The British capture of a shipment of German arms three days before the rebellion was partly responsible for the failure of the nationwide mobilisation.
In addition, confusion was caused by conflicting orders sent out to the Irish Volunteers by their leader Eoin MacNeill,
Dr Fearghal McGarry, from Queen's University Belfast, said although there was very little support for the rising at the time, it was enormously successful in terms of what the organisers of the rising wanted to achieve.
"They did not expect it to win power, what they planned was a spectacle, a gesture to transform public opinion," he said.
"They knew they would not win, they knew some of them would die."

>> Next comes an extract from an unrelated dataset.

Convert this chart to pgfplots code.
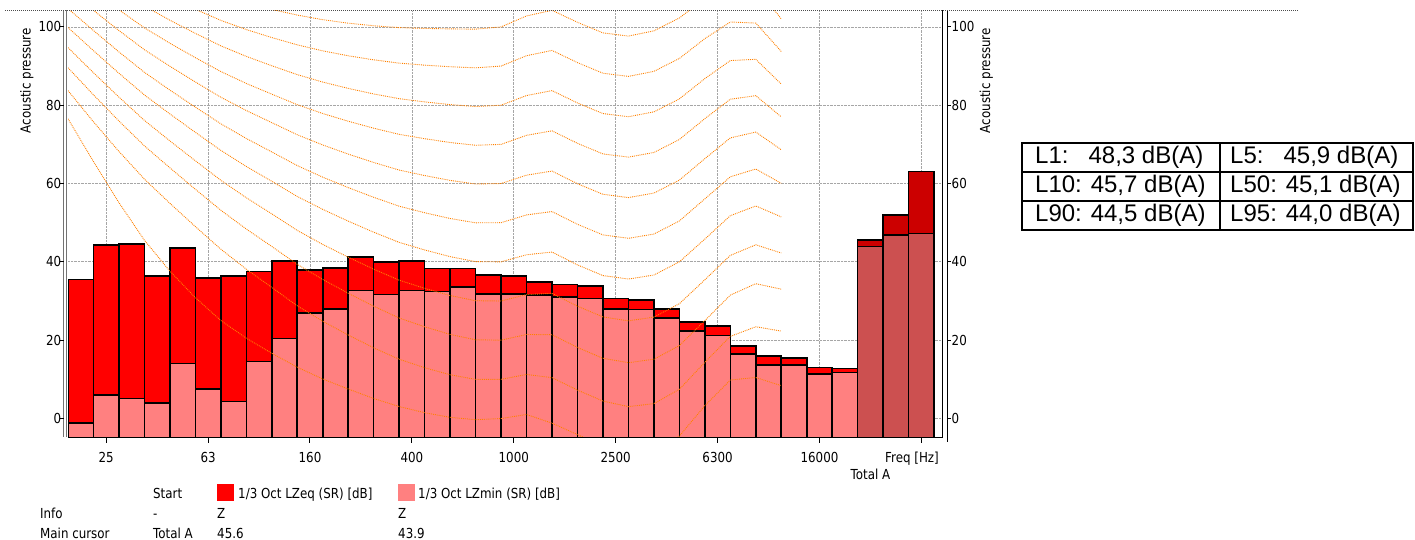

He said that, in political terms, the rising achieved everything that the organisers thought it would.
"It destroyed the Irish Parliamentary Party's credibility and it derailed Home Rule," he said.
"It exposed the oppressive nature of British rule and it transformed public opinion by winning public support for republicanism.
"What might have surprised the leaders was how quickly all this happened. Within a year and a half republicanism had become the most important movement in Ireland."
Dr McGarry suggests that, for many Irish people, the significance of the rising lies less in the events of Easter week than in their longer term legacy.
"I think for most Irish, certainly people south of the border, the event's significance is not primarily centred on the week-long violence that took place in Dublin," he said.
"Rather it's focused on the attainment of Irish sovereignty, self-determination.
"It's bound up with national identity. In contrast, the rising's significance for many northern nationalists over the past century reflects partition and the failure to achieve a united Irish Republic.
"In the south, the rising is increasingly seen as history, not politics."